Xi'an Xianyang International Airport lies 27 kilometres northwest, connected by airport shuttle and metro Line 14, which links to the main urban network within an hour.
The Mausoleum of the First Qin Emperor demands a half-day pilgrimage. Qin Shi Huang, who died in 210 BC, sleeps beneath an unexcavated burial mound, but the three excavation pits nearby reveal rank upon rank of life-sized warriors, archers frozen mid-step, charioteers gripping bronze reins. Thousands more figures remain underground, waiting. Book an early slot to beat tour groups and stand at the edge of Pit One when morning light slants through the hangar roof.

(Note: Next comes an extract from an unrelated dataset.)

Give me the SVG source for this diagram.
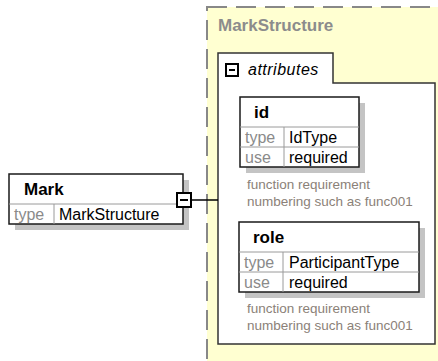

The city's Muslim Quarter, a dense tangle of lanes near the Drum Tower in the old walled centre, pulses with smoke from lamb skewers and the clatter of noodle knives. Vendors stretch biang biang noodles, broad as belts, and ladle pungent cumin over yangrou paomo, a crumbled flatbread soaked in mutton broth. Don't miss roujiamo, Xi'an's answer to the sandwich, minced pork tucked into a blistered bun. Lotus Paradise, seven kilometres away, offers a landscaped escape with ornamental waterfalls and pavilions.
January and February bring bitter cold, temperatures dipping well below freezing, but the chill keeps crowds thin at the terracotta pits and the city's pagodas stand stark against pale winter skies. Spring arrives abruptly in March, plum blossoms unfurling along the city walls as temperatures climb into the mid-teens.
Summer, from June through August, is hot and humid, the air thick with heat that shimmers over pavements and drives locals into air-conditioned malls and shaded courtyards. Afternoon thunderstorms punctuate the season, brief deluges that leave the streets steaming.
Autumn is the prime window. September and October deliver warm days and cool evenings, the light turning golden over the old city ramparts, persimmons ripening in market stalls, the air dry enough for long walks without the weight of summer's humidity pressing down.